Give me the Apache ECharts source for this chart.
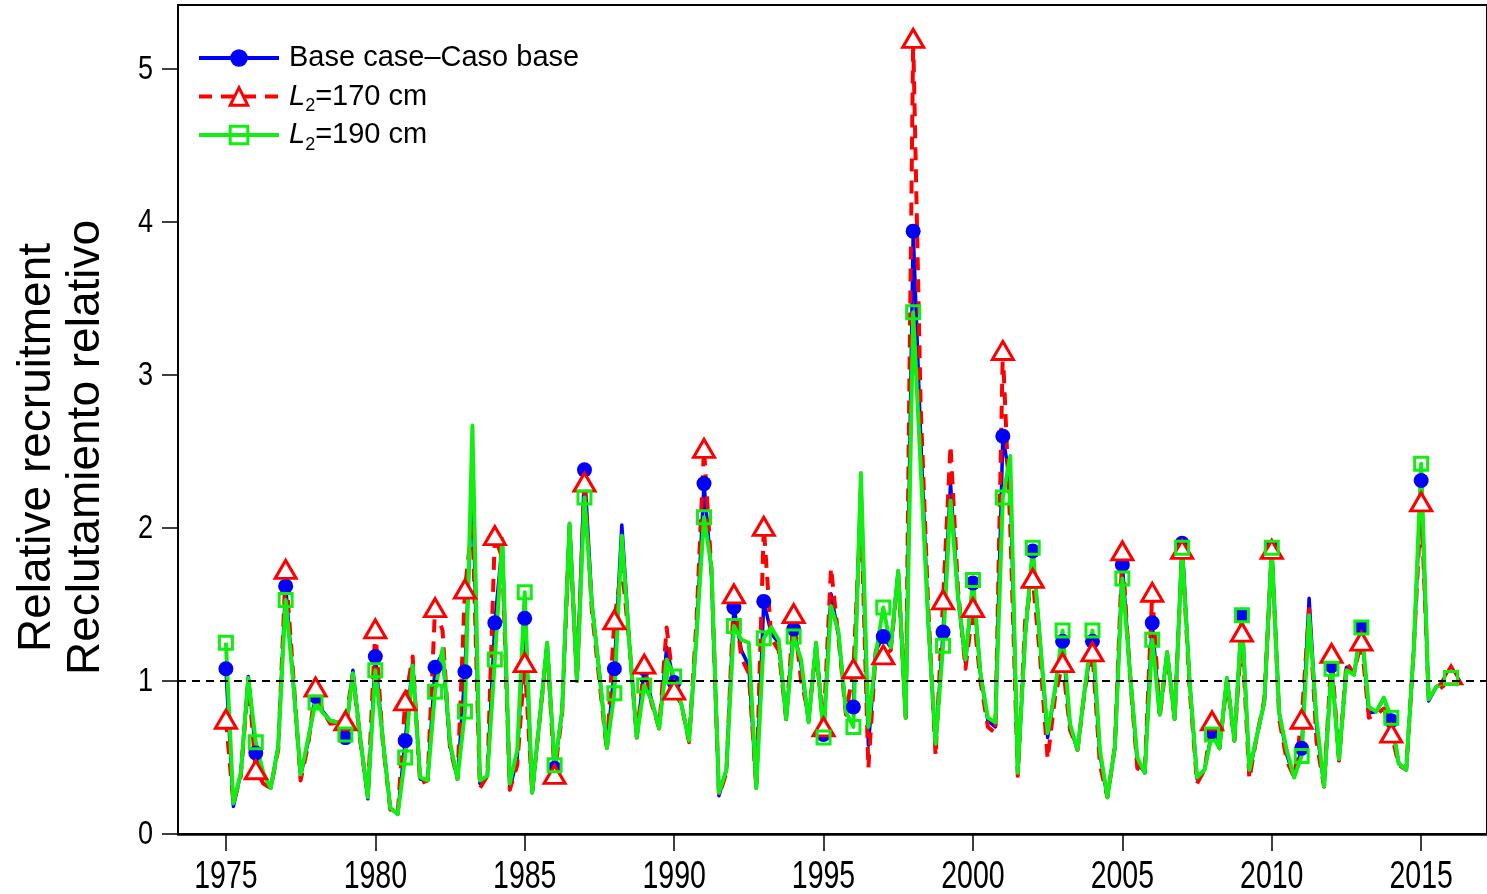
<!DOCTYPE html>
<html><head><meta charset="utf-8">
<script src="https://cdn.jsdelivr.net/npm/echarts@6/dist/echarts.min.js"></script>
<style>html,body{margin:0;padding:0;background:#fff}#c{width:1487px;height:894px}</style>
</head><body><div id="c"></div>
<script>
// quarterly series, first point = 1975 Q1, step 0.25 year
const startYear = 1975;
const xTicks = [1975, 1980, 1985, 1990, 1995, 2000, 2005, 2010, 2015];
const yTicks = [0, 1, 2, 3, 4, 5];
const seriesNames = ['Base case\u2013Caso base', 'L2=170 cm', 'L2=190 cm'];

const baseCase = [
  1.08,0.18,0.40,1.03, 0.53,0.40,0.30,0.57, 1.62,1.00,0.38,0.60, 0.90,0.80,0.74,0.73,
  0.63,1.07,0.62,0.23, 1.16,0.62,0.17,0.13, 0.61,1.12,0.36,0.35, 1.09,1.18,0.58,0.36,
  1.06,2.35,0.33,0.38, 1.38,1.90,0.29,0.50, 1.41,0.27,0.75,1.25, 0.43,0.80,2.03,1.00,
  2.38,1.50,1.05,0.56, 1.08,2.02,1.25,0.63, 1.08,0.87,0.69,1.22, 0.99,0.84,0.61,1.30,
  2.29,1.70,0.25,0.42, 1.48,1.20,1.10,0.30, 1.52,1.31,1.25,0.75, 1.34,1.10,0.73,1.25,
  0.65,1.57,1.30,0.80, 0.83,2.30,0.58,1.20, 1.29,1.22,1.72,0.76, 3.94,2.60,1.40,0.57,
  1.32,2.29,1.55,1.12, 1.64,1.05,0.74,0.70, 2.60,2.30,0.40,1.30, 1.85,1.25,0.63,0.95,
  1.26,0.70,0.55,0.96, 1.26,0.52,0.24,0.57, 1.76,1.07,0.47,0.40, 1.38,0.78,1.19,0.75,
  1.90,1.00,0.36,0.42, 0.67,0.56,1.02,0.61, 1.43,0.40,0.64,0.86, 1.87,0.79,0.52,0.37,
  0.56,1.54,0.70,0.31, 1.10,0.48,1.09,1.04, 1.35,0.79,0.80,0.89, 0.74,0.46,0.42,1.20,
  2.31,0.87,0.96,0.99, 1.02,1.00
];
const l2_170 = [
  0.75,0.20,0.38,1.00, 0.42,0.33,0.30,0.55, 1.73,1.05,0.35,0.58, 0.96,0.80,0.72,0.73,
  0.74,1.04,0.60,0.25, 1.34,0.60,0.16,0.13, 0.87,1.16,0.33,0.35, 1.48,1.33,0.56,0.36,
  1.60,2.05,0.30,0.38, 1.95,1.80,0.29,0.45, 1.12,0.27,0.75,1.22, 0.39,0.78,2.00,1.00,
  2.30,1.45,1.00,0.54, 1.40,1.75,1.25,0.63, 1.11,0.85,0.69,1.35, 0.94,0.84,0.60,1.40,
  2.52,1.72,0.25,0.40, 1.57,1.15,1.05,0.30, 2.01,1.28,1.20,0.75, 1.44,1.00,0.78,1.20,
  0.70,1.74,1.28,0.78, 1.08,2.15,0.43,1.20, 1.17,1.20,1.70,0.76, 5.20,2.80,1.50,0.51,
  1.53,2.54,1.60,1.08, 1.48,1.00,0.70,0.66, 3.16,2.00,0.38,1.40, 1.67,1.15,0.49,0.90,
  1.12,0.68,0.55,0.95, 1.19,0.45,0.24,0.57, 1.85,1.05,0.43,0.40, 1.58,0.76,1.17,0.75,
  1.86,0.95,0.33,0.42, 0.74,0.56,1.00,0.61, 1.32,0.36,0.64,0.88, 1.86,0.75,0.48,0.37,
  0.75,1.47,0.60,0.31, 1.18,0.48,1.12,1.05, 1.26,0.76,0.78,0.82, 0.66,0.45,0.42,1.20,
  2.17,0.90,0.93,0.97, 1.04,0.97
];
const l2_190 = [
  1.25,0.20,0.40,1.02, 0.60,0.40,0.30,0.57, 1.53,1.00,0.39,0.62, 0.86,0.79,0.74,0.73,
  0.65,1.05,0.62,0.24, 1.07,0.62,0.17,0.13, 0.50,1.10,0.37,0.35, 0.93,1.21,0.60,0.36,
  0.80,2.67,0.35,0.38, 1.14,1.93,0.33,0.55, 1.58,0.27,0.75,1.25, 0.45,0.80,2.03,1.00,
  2.20,1.50,1.05,0.56, 0.92,1.95,1.25,0.63, 0.97,0.87,0.69,1.14, 1.03,0.84,0.61,1.30,
  2.07,1.74,0.27,0.42, 1.36,1.27,1.25,0.30, 1.28,1.35,1.27,0.75, 1.29,1.14,0.73,1.25,
  0.63,1.49,1.32,0.80, 0.70,2.36,0.70,1.18, 1.48,1.22,1.72,0.76, 3.41,2.40,1.40,0.59,
  1.23,2.18,1.55,1.14, 1.66,1.05,0.76,0.73, 2.20,2.47,0.40,1.30, 1.87,1.25,0.66,0.95,
  1.33,0.72,0.55,0.96, 1.33,0.55,0.24,0.57, 1.67,1.07,0.50,0.40, 1.27,0.78,1.19,0.75,
  1.87,1.00,0.37,0.42, 0.65,0.56,1.02,0.61, 1.43,0.42,0.64,0.86, 1.87,0.79,0.55,0.37,
  0.51,1.43,0.75,0.31, 1.08,0.49,1.07,1.04, 1.35,0.83,0.80,0.89, 0.76,0.46,0.42,1.20,
  2.42,0.88,0.96,0.99, 1.02,1.01
];

const REG = '"Liberation Sans", Arial, sans-serif';
const BLUE = '#0000ff', RED = '#ff0000', GREEN = '#11ee11';

function toData(arr) {
  return arr.map((v, i) => {
    const item = { value: [startYear + i / 4, v] };
    if (i % 4 !== 0) item.symbol = 'none';
    return item;
  });
}

const chart = echarts.init(document.getElementById('c'), null, { renderer: 'canvas' });
chart.setOption({
  animation: false,
  backgroundColor: '#fff',
  grid: { left: 178, right: -3, top: 5, bottom: 60, show: true, borderColor: '#000', borderWidth: 2, backgroundColor: 'transparent' },
  legend: {
    left: 197, top: 39, padding: 0, orient: 'vertical', itemWidth: 80, itemHeight: 22, itemGap: 0.5,
    data: [
      { name: seriesNames[0], lineStyle: { width: 4, color: BLUE }, itemStyle: { color: BLUE } },
      { name: seriesNames[1], lineStyle: { width: 4, color: RED, type: [13, 9] }, itemStyle: { color: '#fff', borderColor: RED, borderWidth: 3 } },
      { name: seriesNames[2], lineStyle: { width: 4, color: GREEN }, itemStyle: { color: 'rgba(255,255,255,0)', borderColor: GREEN, borderWidth: 3 } }
    ],
    formatter: function (name) {
      if (name.indexOf('L2') === 0) return '{i|L}{s|2}' + name.slice(2);
      return name;
    },
    textStyle: {
      fontSize: 29, fontFamily: REG, color: '#000', lineHeight: 38, padding: [0, 0, 0, 5],
      rich: {
        i: { fontSize: 29, fontFamily: REG, fontStyle: 'italic', color: '#000', lineHeight: 38 },
        s: { fontSize: 18, fontFamily: REG, color: '#000', lineHeight: 18, padding: [20, 0, 0, 0], verticalAlign: 'top' }
      }
    }
  },
  xAxis: {
    type: 'value', min: 1973.397, max: 2017.203,
    axisLine: { show: true, lineStyle: { color: '#000', width: 2.5 } },
    axisTick: { show: true, length: 17, customValues: xTicks, lineStyle: { color: '#000', width: 1.5 } },
    axisLabel: { show: false },
    splitLine: { show: false }
  },
  yAxis: {
    type: 'value', min: 0, max: 5.418,
    axisLine: { show: true, lineStyle: { color: '#000', width: 2 } },
    axisTick: { show: true, length: 16, customValues: yTicks, lineStyle: { color: '#000', width: 1.5 } },
    axisLabel: { show: false },
    splitLine: { show: false },
    name: 'Relative recruitment\nReclutamiento relativo',
    nameLocation: 'middle', nameRotate: 90, nameGap: 67,
    nameTextStyle: { fontSize: 46, fontFamily: REG, color: '#000', lineHeight: 49, padding: [0, 56, 0, 0] }
  },
  series: [
    {
      type: 'line', name: seriesNames[0], data: toData(baseCase),
      symbol: 'circle', symbolSize: 15,
      lineStyle: { color: BLUE, width: 3.5, join: 'round' },
      itemStyle: { color: BLUE },
      emphasis: { disabled: true },
      markLine: {
        silent: true, symbol: 'none', label: { show: false },
        lineStyle: { color: '#000', type: [8, 6], width: 2 },
        data: [{ yAxis: 1 }]
      }
    },
    {
      type: 'line', name: seriesNames[1], data: toData(l2_170),
      symbol: 'triangle', symbolSize: [21, 18],
      lineStyle: { color: RED, width: 4, type: [13, 9], join: 'round' },
      itemStyle: { color: '#ffffff', borderColor: RED, borderWidth: 3 },
      emphasis: { disabled: true }
    },
    {
      type: 'line', name: seriesNames[2], data: toData(l2_190),
      symbol: 'rect', symbolSize: 13,
      lineStyle: { color: GREEN, width: 4, join: 'round' },
      itemStyle: { color: 'rgba(255,255,255,0)', borderColor: GREEN, borderWidth: 3 },
      emphasis: { disabled: true }
    }
  ]
});

// tick labels drawn as condensed text at positions given by the axes
const labels = [];
xTicks.forEach(v => {
  const px = chart.convertToPixel({ xAxisIndex: 0 }, v);
  labels.push({ type: 'text', x: px, y: 877, scaleX: 0.73, silent: true,
    style: { text: String(v), fontSize: 39, fontFamily: REG, fill: '#000', align: 'center', verticalAlign: 'middle' } });
});
yTicks.forEach(v => {
  const py = chart.convertToPixel({ yAxisIndex: 0 }, v);
  labels.push({ type: 'text', x: 153, y: py + 1, scaleX: 0.82, silent: true,
    style: { text: String(v), fontSize: 33, fontFamily: REG, fill: '#000', align: 'right', verticalAlign: 'middle' } });
});
chart.setOption({ graphic: labels });
</script>
</body></html>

+ + + +

→ Directive
Skip the pictures, please, and transcribe only the lines from the beginning of the material through the one that contains "const seriesNames = ['Base".

→ Response to the task
Give me the Apache ECharts source for this chart.
<!DOCTYPE html>
<html><head><meta charset="utf-8">
<script src="https://cdn.jsdelivr.net/npm/echarts@6/dist/echarts.min.js"></script>
<style>html,body{margin:0;padding:0;background:#fff}#c{width:1487px;height:894px}</style>
</head><body><div id="c"></div>
<script>
// quarterly series, first point = 1975 Q1, step 0.25 year
const startYear = 1975;
const xTicks = [1975, 1980, 1985, 1990, 1995, 2000, 2005, 2010, 2015];
const yTicks = [0, 1, 2, 3, 4, 5];
const seriesNames = ['Base case\u2013Caso base', 'L2=170 cm', 'L2=190 cm'];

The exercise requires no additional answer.